Study designs of evaluations included in the review
To be eligible, studies needed to be randomised controlled trials (RCTs) or controlled trials (CCTs). However, it appears that one case-control study was also included.
Specific interventions included in the review
To be eligible, studies needed to investigate taiji in relation to health and wellness promotion or cardiopulmonary applications within the scope of physical therapy practice. A variety of styles and forms of taiji were used across the included studies. Comparator groups included those who were on a waiting list, following a home exercise programme, doing aerobic activities, doing no exercise, maintaining normal activities, brisk walking, or doing meditation and reading. Where stated, study duration ranged from a one-off session to daily sessions for between 8 and 15 weeks.

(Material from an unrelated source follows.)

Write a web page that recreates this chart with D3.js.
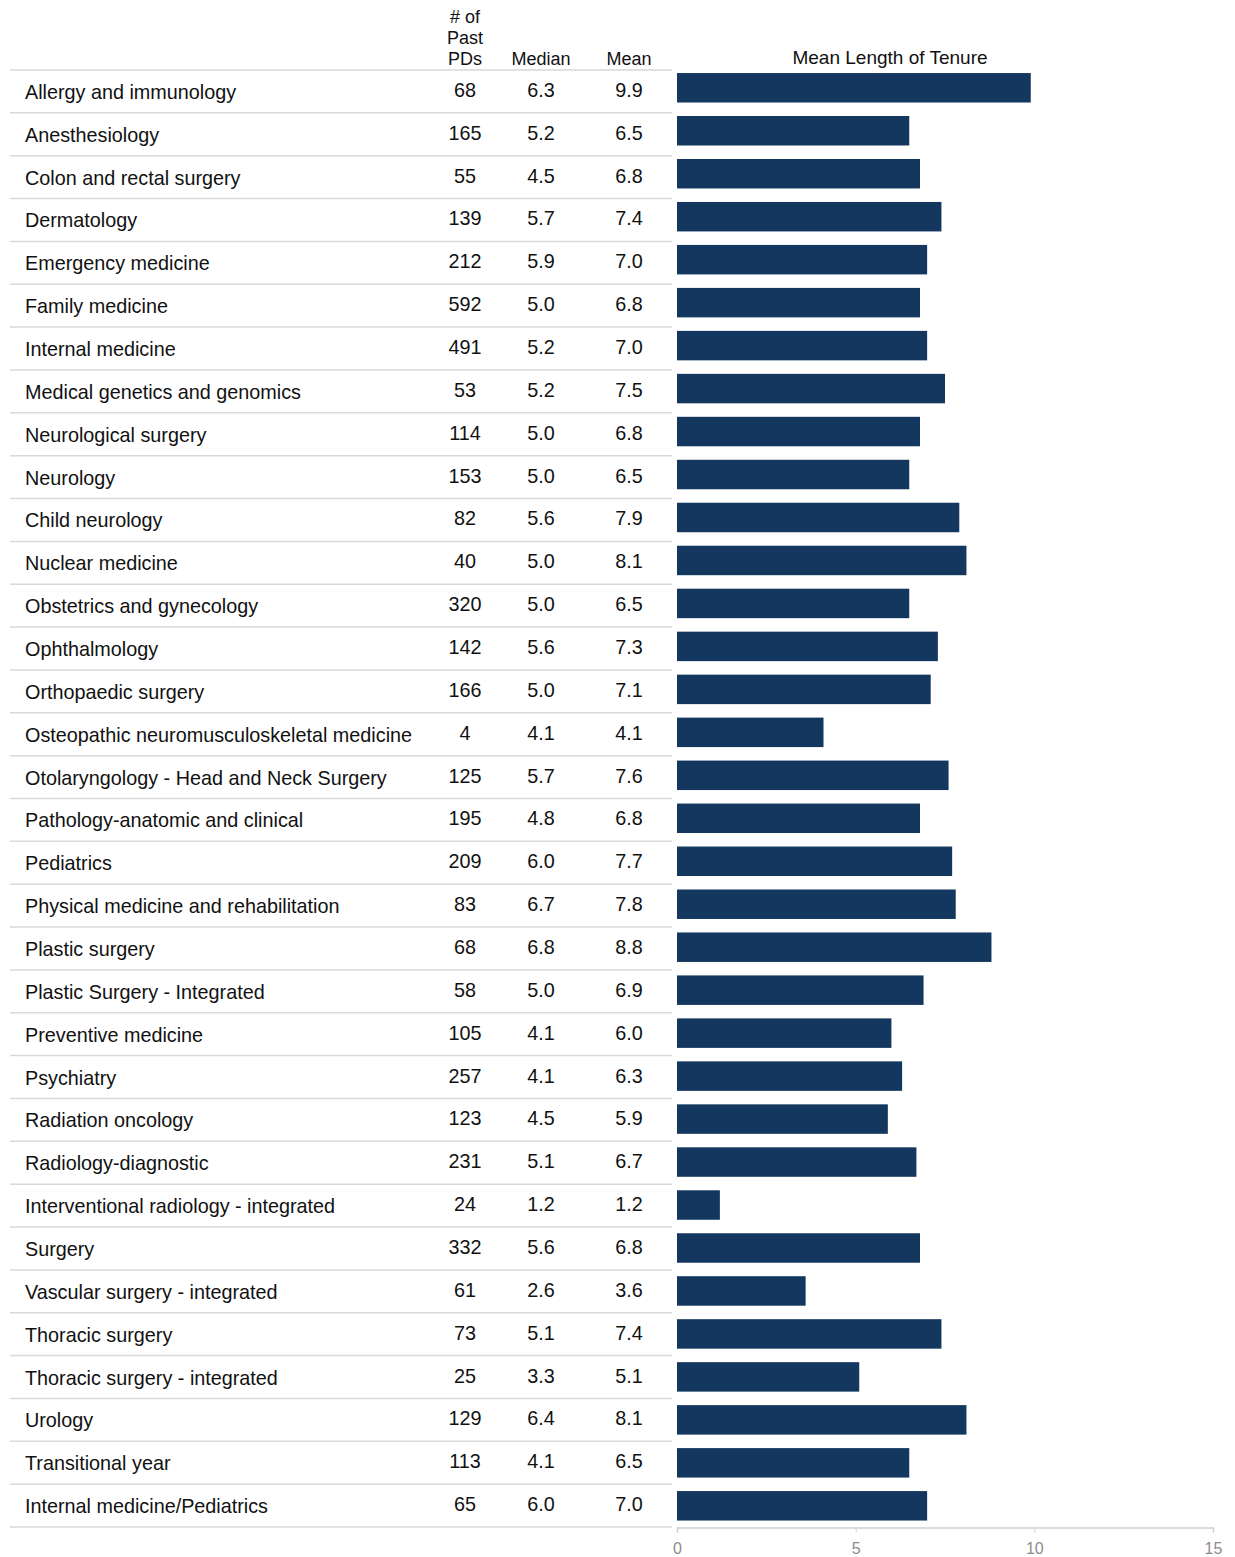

Participants included in the review
No inclusion criteria for the participants were pre-specified. In some of the studies the participants were unfamiliar with taiji, whilst in others they were already practising. Populations included elders living in the community, those who had recently had a coronary artery bypass graft, those who had recently had a myocardial infarction and a group of participants of Asian origin.

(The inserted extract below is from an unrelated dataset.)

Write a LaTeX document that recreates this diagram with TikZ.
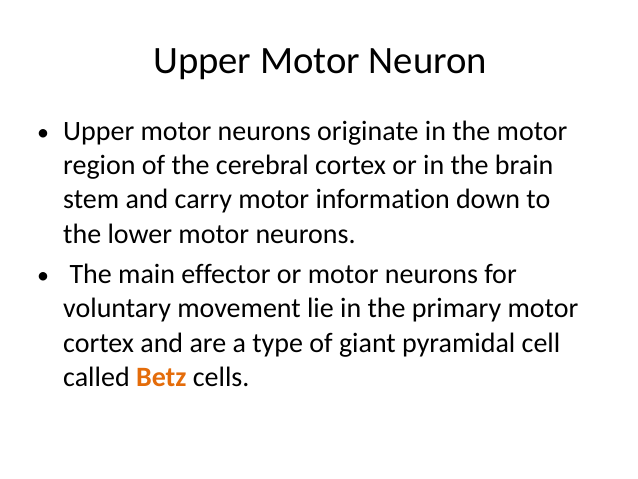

Outcomes assessed in the review
No inclusion criteria for the outcomes were pre-specified. The outcomes in the included studies were immune response, SF-36 score (physical functioning), activity tolerance, blood-pressure management, home exercise maintenance and level of stress.
How were decisions on the relevance of primary studies made?
The authors did not state how the papers were selected for the review, or how many reviewers performed the selection.